Items:

───

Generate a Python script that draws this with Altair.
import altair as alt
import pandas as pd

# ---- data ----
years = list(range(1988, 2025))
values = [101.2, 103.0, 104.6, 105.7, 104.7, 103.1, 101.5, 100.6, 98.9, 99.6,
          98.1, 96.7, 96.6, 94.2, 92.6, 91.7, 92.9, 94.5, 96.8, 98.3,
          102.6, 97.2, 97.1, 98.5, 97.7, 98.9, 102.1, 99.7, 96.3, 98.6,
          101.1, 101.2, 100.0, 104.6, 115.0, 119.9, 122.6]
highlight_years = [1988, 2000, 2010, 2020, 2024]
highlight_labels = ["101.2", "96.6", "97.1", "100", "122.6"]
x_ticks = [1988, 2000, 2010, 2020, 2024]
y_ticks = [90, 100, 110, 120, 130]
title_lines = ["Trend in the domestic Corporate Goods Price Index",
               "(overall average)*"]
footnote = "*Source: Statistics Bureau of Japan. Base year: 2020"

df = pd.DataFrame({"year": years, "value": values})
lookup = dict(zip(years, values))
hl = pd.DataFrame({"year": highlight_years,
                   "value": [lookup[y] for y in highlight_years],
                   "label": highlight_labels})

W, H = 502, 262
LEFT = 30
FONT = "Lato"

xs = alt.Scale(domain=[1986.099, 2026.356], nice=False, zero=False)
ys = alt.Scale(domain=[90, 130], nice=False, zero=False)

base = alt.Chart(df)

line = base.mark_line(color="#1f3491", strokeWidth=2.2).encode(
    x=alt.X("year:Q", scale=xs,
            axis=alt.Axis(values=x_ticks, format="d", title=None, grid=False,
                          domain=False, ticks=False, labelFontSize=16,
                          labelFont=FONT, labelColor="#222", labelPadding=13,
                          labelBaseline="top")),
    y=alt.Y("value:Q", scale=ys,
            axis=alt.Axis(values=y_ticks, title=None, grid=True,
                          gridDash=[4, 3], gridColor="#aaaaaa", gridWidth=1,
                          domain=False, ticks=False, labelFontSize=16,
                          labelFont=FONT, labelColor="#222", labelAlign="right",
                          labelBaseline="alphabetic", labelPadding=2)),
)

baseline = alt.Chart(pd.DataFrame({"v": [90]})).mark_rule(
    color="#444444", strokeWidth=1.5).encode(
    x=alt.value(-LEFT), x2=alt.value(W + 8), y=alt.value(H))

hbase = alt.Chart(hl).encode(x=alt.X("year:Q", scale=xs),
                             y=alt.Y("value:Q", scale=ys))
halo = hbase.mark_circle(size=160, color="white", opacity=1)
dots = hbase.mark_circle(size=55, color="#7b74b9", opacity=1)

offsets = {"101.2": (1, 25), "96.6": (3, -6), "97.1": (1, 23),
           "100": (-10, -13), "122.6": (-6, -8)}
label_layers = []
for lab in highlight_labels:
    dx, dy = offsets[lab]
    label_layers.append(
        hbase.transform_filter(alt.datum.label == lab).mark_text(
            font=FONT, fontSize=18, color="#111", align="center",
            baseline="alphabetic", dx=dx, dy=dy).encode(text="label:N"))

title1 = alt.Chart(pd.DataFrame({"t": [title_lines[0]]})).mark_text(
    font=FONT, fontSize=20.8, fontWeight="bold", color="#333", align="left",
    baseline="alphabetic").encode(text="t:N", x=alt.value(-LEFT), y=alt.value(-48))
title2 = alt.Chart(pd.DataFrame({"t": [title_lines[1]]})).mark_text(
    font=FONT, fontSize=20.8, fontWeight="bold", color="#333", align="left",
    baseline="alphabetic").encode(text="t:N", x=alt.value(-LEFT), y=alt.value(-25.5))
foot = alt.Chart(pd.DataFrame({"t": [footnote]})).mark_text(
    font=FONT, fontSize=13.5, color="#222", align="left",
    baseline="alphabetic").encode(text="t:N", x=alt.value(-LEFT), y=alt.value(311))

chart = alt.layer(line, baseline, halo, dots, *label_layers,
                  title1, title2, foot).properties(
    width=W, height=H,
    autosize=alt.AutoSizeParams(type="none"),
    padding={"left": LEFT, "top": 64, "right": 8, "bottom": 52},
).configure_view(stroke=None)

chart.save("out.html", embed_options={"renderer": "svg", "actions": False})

───

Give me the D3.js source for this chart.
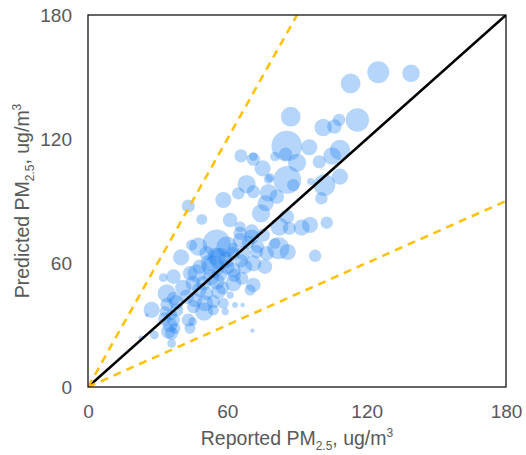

───

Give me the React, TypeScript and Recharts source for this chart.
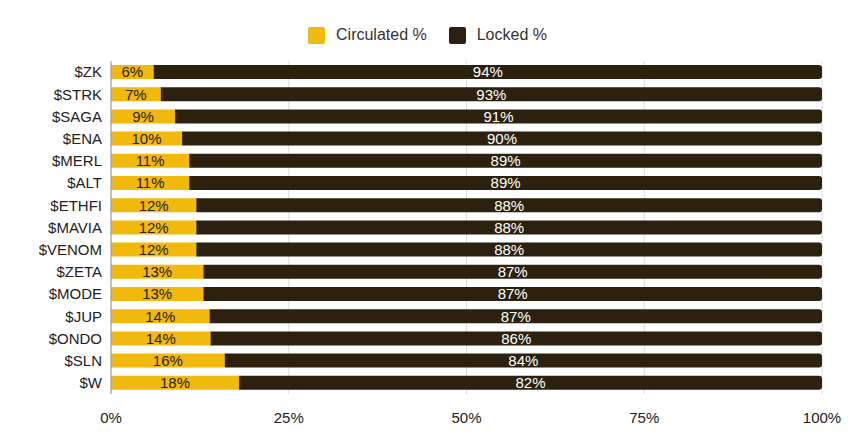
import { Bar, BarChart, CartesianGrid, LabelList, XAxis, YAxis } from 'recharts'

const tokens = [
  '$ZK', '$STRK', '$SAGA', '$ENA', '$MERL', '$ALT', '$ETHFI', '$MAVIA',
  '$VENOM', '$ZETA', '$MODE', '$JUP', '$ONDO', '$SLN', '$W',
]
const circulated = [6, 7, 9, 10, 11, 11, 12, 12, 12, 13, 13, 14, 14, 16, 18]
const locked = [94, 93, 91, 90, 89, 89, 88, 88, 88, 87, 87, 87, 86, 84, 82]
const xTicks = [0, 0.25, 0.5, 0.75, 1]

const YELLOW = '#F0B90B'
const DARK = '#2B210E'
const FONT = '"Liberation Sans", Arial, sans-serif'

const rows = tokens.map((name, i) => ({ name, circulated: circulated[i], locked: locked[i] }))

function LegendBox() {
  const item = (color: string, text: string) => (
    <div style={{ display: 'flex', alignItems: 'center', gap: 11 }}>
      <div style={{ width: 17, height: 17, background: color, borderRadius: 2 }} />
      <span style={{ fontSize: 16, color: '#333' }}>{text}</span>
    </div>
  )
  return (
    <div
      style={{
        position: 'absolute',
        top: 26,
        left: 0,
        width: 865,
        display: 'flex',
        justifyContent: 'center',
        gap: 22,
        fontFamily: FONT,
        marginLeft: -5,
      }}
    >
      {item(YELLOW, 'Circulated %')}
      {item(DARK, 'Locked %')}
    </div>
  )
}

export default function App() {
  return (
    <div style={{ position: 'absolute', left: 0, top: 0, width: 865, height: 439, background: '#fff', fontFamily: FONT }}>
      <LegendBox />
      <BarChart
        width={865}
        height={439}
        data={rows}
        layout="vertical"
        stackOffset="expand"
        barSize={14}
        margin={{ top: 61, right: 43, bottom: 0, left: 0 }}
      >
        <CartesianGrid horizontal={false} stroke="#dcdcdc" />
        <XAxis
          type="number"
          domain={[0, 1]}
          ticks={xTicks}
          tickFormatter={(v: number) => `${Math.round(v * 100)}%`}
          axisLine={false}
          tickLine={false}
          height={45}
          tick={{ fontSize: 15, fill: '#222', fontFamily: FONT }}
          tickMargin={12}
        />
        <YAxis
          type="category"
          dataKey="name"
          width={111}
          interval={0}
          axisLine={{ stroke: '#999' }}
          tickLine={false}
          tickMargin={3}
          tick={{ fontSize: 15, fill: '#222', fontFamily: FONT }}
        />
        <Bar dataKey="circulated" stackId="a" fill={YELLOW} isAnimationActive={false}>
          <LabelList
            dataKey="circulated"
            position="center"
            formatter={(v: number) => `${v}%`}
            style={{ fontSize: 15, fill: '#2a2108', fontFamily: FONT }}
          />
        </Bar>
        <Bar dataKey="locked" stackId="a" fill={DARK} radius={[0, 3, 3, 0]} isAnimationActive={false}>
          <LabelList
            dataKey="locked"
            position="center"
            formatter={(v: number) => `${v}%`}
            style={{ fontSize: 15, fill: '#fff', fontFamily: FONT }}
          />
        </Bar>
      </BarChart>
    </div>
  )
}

───

Task to carry out: Give again, word for word, only the lines starting at the line with "Give me the React, TypeScript" and ending at the line with "const rows = tokens.map((name, i)", keeping both end lines; pictures stay out.

Exercise result:
Give me the React, TypeScript and Recharts source for this chart.
import { Bar, BarChart, CartesianGrid, LabelList, XAxis, YAxis } from 'recharts'

const tokens = [
  '$ZK', '$STRK', '$SAGA', '$ENA', '$MERL', '$ALT', '$ETHFI', '$MAVIA',
  '$VENOM', '$ZETA', '$MODE', '$JUP', '$ONDO', '$SLN', '$W',
]
const circulated = [6, 7, 9, 10, 11, 11, 12, 12, 12, 13, 13, 14, 14, 16, 18]
const locked = [94, 93, 91, 90, 89, 89, 88, 88, 88, 87, 87, 87, 86, 84, 82]
const xTicks = [0, 0.25, 0.5, 0.75, 1]

const YELLOW = '#F0B90B'
const DARK = '#2B210E'
const FONT = '"Liberation Sans", Arial, sans-serif'

const rows = tokens.map((name, i) => ({ name, circulated: circulated[i], locked: locked[i] }))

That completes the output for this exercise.